While they could easily play some of his classics, he wants to be seen as more than an OG, and working with Hit-Boy is a strong bet to help him on that mission. Hit-Boy, famed for producing modern classics like “N****s In Paris,” “Clique,” and “Backseat Freestyle,” is one of the youngest people to do a Verzuz. He’s a young legend, but he’s also of the now, as indicated by his work on Travis Scott and Drake’s “Sicko Mode,” SOB X RBE tracks, and a slew of Juice WRLD Death Race For Love songs. Hit-Boy is as up for the task of marrying Nas with modern production as anyone.
Nas’ beat selection has always been an Achilles heel. He cleverly opined, “never sold a record for the beat, it’s my verses they purchase” on Nasir’s “Simple Things,” but why not a little bit of both? His most iconic efforts were backed by strong production. Lyrics are vital to his formula, but compelling production should be, too.

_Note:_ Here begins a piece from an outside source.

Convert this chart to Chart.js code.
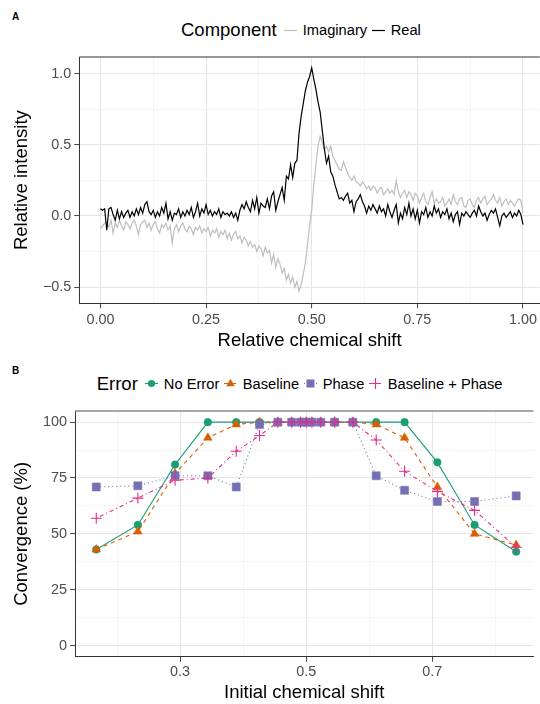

In April, Nas told legendary hip-hop figure Ralph McDaniels that he had “fun” recording with Hit-Boy, which should bode well for what to expect. There’s no need to hear that quote and jump to a hyperbolic conclusion that Nas will be channeling his inner Lil Uzi Vert or Fivio Foreign. He doesn’t need to jump on distracting, bassy tracks, or drill beats. But “modern production” doesn’t necessarily mean quaking 808s and synth loops. His work on DJ Khaled’s “Album Done,” where he got busy over a smooth, subcutaneous “Fu-Gee-La” sample, shows what he’s capable of with modern production.
He gave the purists their fix on Lost Tapes 2. Now, he might be looking to feed the streets. Hearing Nas in boastful mode over some fresh, creative Hit-Boy production would be just what many rap fans need to bolster an already strong 2020 music-wise.